Refinancing your mortgage to consolidate high-interest debt can be an effective strategy for reducing monthly payments and saving money on interest charges. However, it’s essential to weigh the pros and cons carefully before making this financial decision. Here’s what you need to consider:
Pros of Refinancing to Eliminate High-Interest Debt
- Lower Interest Rate: By refinancing your mortgage, you may qualify for a lower interest rate, reducing the overall cost of borrowing and saving money on interest charges.
- Single Monthly Payment: Consolidating high-interest debt into your mortgage allows you to make a single monthly payment, simplifying your finances and potentially lowering your total monthly payments.
- Tax Deductibility: Mortgage interest is often tax-deductible, while interest on other types of debt, such as credit cards or personal loans, may not be. Refinancing to include high-interest debt in your mortgage may make the interest tax-deductible, saving you money on taxes.

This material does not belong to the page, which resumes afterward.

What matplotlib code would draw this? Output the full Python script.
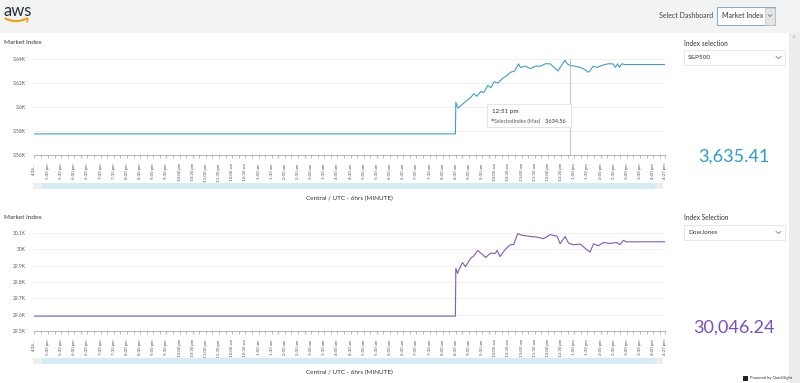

- Improved Credit Score: Paying off high-interest debt with a mortgage refinance can improve your credit utilization ratio and credit score over time, potentially making it easier to qualify for future loans or credit cards.
Cons of Refinancing to Eliminate High-Interest Debt
- Extended Repayment Period: Consolidating debt into your mortgage may extend your repayment period, resulting in higher total interest payments over the life of the loan.
- Closing Costs: Refinancing your mortgage involves closing costs, including loan origination fees, appraisal fees, and title insurance. These costs can add up and may outweigh the benefits of refinancing, especially for those with smaller amounts of high-interest debt.
- Risk of Foreclosure: By securing high-interest debt with your home, you’re putting your property at risk of foreclosure if you’re unable to make your mortgage payments in the future.
Conclusion
Refinancing your mortgage to eliminate high-interest debt can be a smart move under the right circumstances. Consider factors such as your interest rate savings, closing costs, repayment period, and long-term financial goals before making a decision. Consulting with a financial advisor can help you determine if refinancing is the right strategy for you.